[Start of Data section]
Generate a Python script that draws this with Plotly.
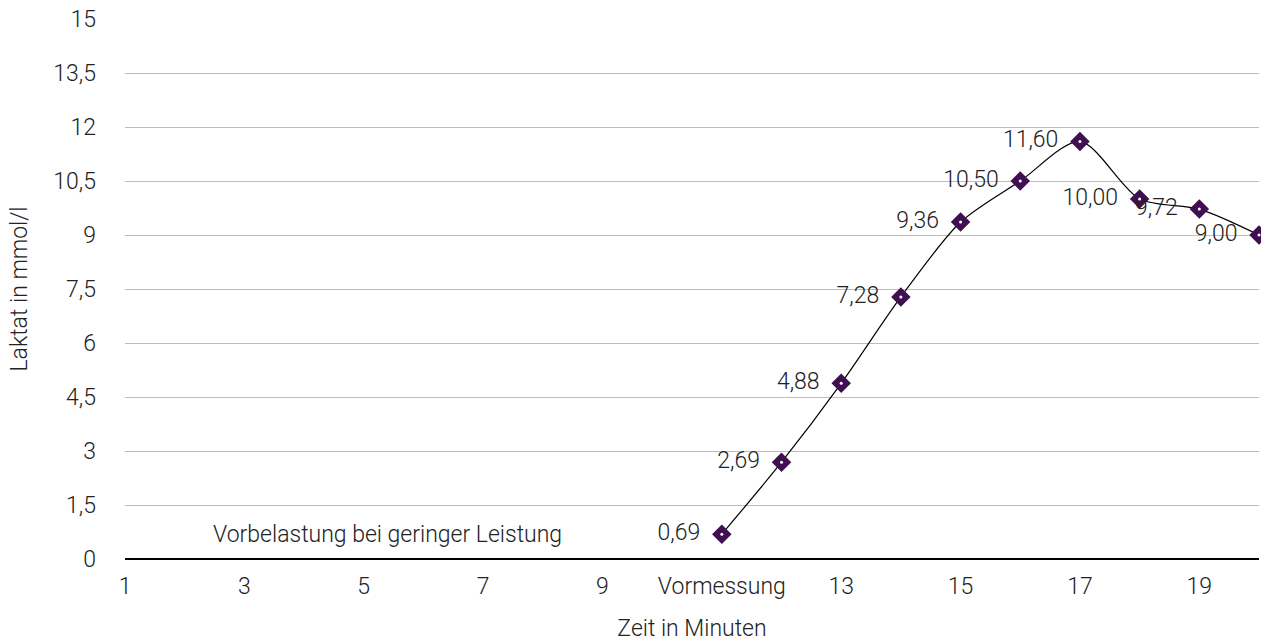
import plotly.graph_objects as go

# data
x_minutes = [11, 12, 13, 14, 15, 16, 17, 18, 19, 20]
laktat = [0.69, 2.69, 4.88, 7.28, 9.36, 10.50, 11.60, 10.00, 9.72, 9.00]
label_texts = ["0,69", "2,69", "4,88", "7,28", "9,36", "10,50", "11,60", "10,00", "9,72", "9,00"]
x_tickvals = [1, 3, 5, 7, 9, 11, 13, 15, 17, 19]
x_ticktext = ["1", "3", "5", "7", "9", "Vormessung", "13", "15", "17", "19"]
y_tickvals = [0, 1.5, 3, 4.5, 6, 7.5, 9, 10.5, 12, 13.5, 15]
y_ticktext = ["0", "1,5", "3", "4,5", "6", "7,5", "9", "10,5", "12", "13,5", "15"]
note_text = "Vorbelastung bei geringer Leistung"
note_x, note_y = 5.4, 0.69

FONT = "Roboto, Open Sans, Liberation Sans, Arial, sans-serif"
TXT = "#222222"
PURPLE = "#3f0f52"
FS = 23
W = 300

def f():
    return dict(family=FONT, size=FS, color=TXT, weight=W)

fig = go.Figure()
fig.add_trace(go.Scatter(
    x=x_minutes, y=laktat, mode="lines+markers+text",
    line=dict(color="black", width=1.2, shape="spline", smoothing=0.8),
    marker=dict(symbol="diamond", size=15, color=PURPLE),
    text=[t + "\u00a0\u00a0" for t in label_texts], textposition="middle left",
    textfont=f(),
    cliponaxis=False, hoverinfo="skip", showlegend=False,
))
fig.add_trace(go.Scatter(
    x=x_minutes, y=laktat, mode="markers",
    marker=dict(symbol="circle", size=3, color="white"),
    cliponaxis=False, hoverinfo="skip", showlegend=False,
))
fig.add_annotation(x=note_x, y=note_y, text=note_text, showarrow=False, font=f())

fig.update_layout(
    width=1261, height=642,
    margin=dict(l=125, r=2, t=19, b=83),
    paper_bgcolor="white", plot_bgcolor="white",
    font=f(),
    xaxis=dict(range=[1, 20], tickvals=x_tickvals, ticktext=x_ticktext,
               showgrid=False, zeroline=False, showline=False, ticks="",
               ticklabelstandoff=11, automargin=False,
               tickfont=f(),
               title=dict(text="Zeit in Minuten", font=f(), standoff=25)),
    yaxis=dict(range=[0, 15], tickvals=y_tickvals, ticktext=y_ticktext,
               showgrid=True, gridcolor="#bdbdbd", gridwidth=1,
               zeroline=True, zerolinecolor="black", zerolinewidth=2,
               showline=False, ticks="", ticklabelstandoff=28, automargin=False,
               tickfont=f(),
               title=dict(text="Laktat in mmol/l", font=f(), standoff=19)),
)
fig.write_html("out.html", config={"displayModeBar": False},
               post_script="document.body.style.margin='0';document.body.style.overflow='hidden';")
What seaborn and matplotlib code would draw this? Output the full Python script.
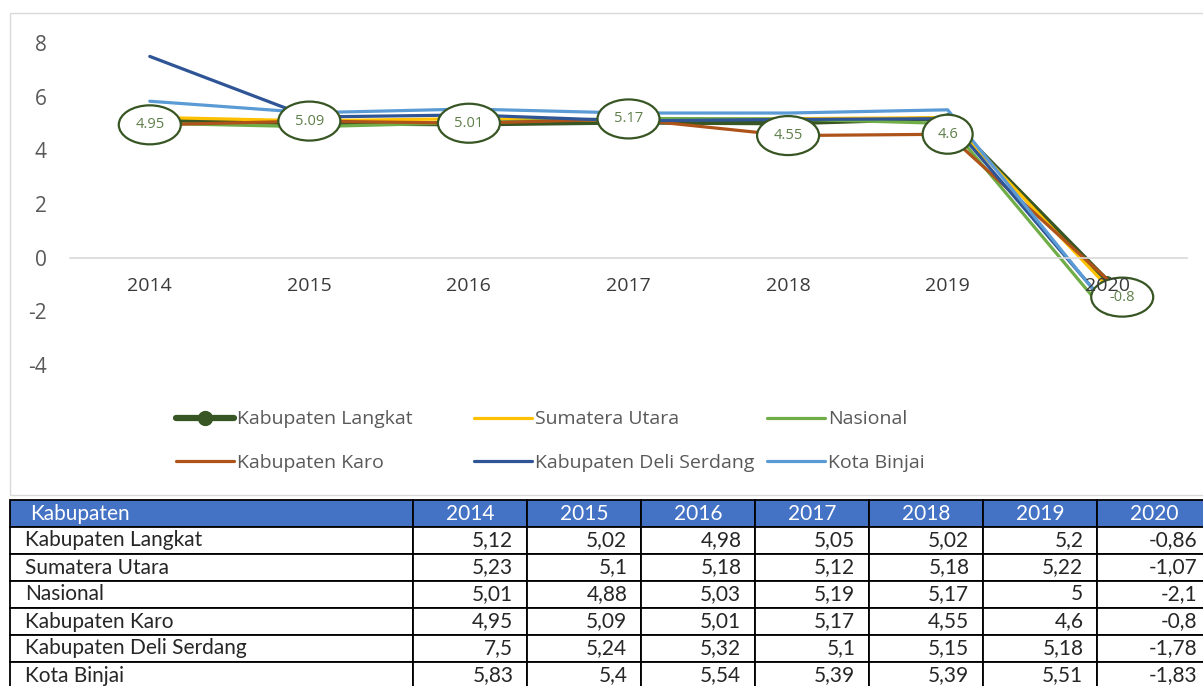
[End of Data section]
Quote in full the listing given above; the images are to be left out.

Generate a Python script that draws this with Plotly.
import plotly.graph_objects as go

# data
x_minutes = [11, 12, 13, 14, 15, 16, 17, 18, 19, 20]
laktat = [0.69, 2.69, 4.88, 7.28, 9.36, 10.50, 11.60, 10.00, 9.72, 9.00]
label_texts = ["0,69", "2,69", "4,88", "7,28", "9,36", "10,50", "11,60", "10,00", "9,72", "9,00"]
x_tickvals = [1, 3, 5, 7, 9, 11, 13, 15, 17, 19]
x_ticktext = ["1", "3", "5", "7", "9", "Vormessung", "13", "15", "17", "19"]
y_tickvals = [0, 1.5, 3, 4.5, 6, 7.5, 9, 10.5, 12, 13.5, 15]
y_ticktext = ["0", "1,5", "3", "4,5", "6", "7,5", "9", "10,5", "12", "13,5", "15"]
note_text = "Vorbelastung bei geringer Leistung"
note_x, note_y = 5.4, 0.69

FONT = "Roboto, Open Sans, Liberation Sans, Arial, sans-serif"
TXT = "#222222"
PURPLE = "#3f0f52"
FS = 23
W = 300

def f():
    return dict(family=FONT, size=FS, color=TXT, weight=W)

fig = go.Figure()
fig.add_trace(go.Scatter(
    x=x_minutes, y=laktat, mode="lines+markers+text",
    line=dict(color="black", width=1.2, shape="spline", smoothing=0.8),
    marker=dict(symbol="diamond", size=15, color=PURPLE),
    text=[t + "\u00a0\u00a0" for t in label_texts], textposition="middle left",
    textfont=f(),
    cliponaxis=False, hoverinfo="skip", showlegend=False,
))
fig.add_trace(go.Scatter(
    x=x_minutes, y=laktat, mode="markers",
    marker=dict(symbol="circle", size=3, color="white"),
    cliponaxis=False, hoverinfo="skip", showlegend=False,
))
fig.add_annotation(x=note_x, y=note_y, text=note_text, showarrow=False, font=f())

fig.update_layout(
    width=1261, height=642,
    margin=dict(l=125, r=2, t=19, b=83),
    paper_bgcolor="white", plot_bgcolor="white",
    font=f(),
    xaxis=dict(range=[1, 20], tickvals=x_tickvals, ticktext=x_ticktext,
               showgrid=False, zeroline=False, showline=False, ticks="",
               ticklabelstandoff=11, automargin=False,
               tickfont=f(),
               title=dict(text="Zeit in Minuten", font=f(), standoff=25)),
    yaxis=dict(range=[0, 15], tickvals=y_tickvals, ticktext=y_ticktext,
               showgrid=True, gridcolor="#bdbdbd", gridwidth=1,
               zeroline=True, zerolinecolor="black", zerolinewidth=2,
               showline=False, ticks="", ticklabelstandoff=28, automargin=False,
               tickfont=f(),
               title=dict(text="Laktat in mmol/l", font=f(), standoff=19)),
)
fig.write_html("out.html", config={"displayModeBar": False},
               post_script="document.body.style.margin='0';document.body.style.overflow='hidden';")
What seaborn and matplotlib code would draw this? Output the full Python script.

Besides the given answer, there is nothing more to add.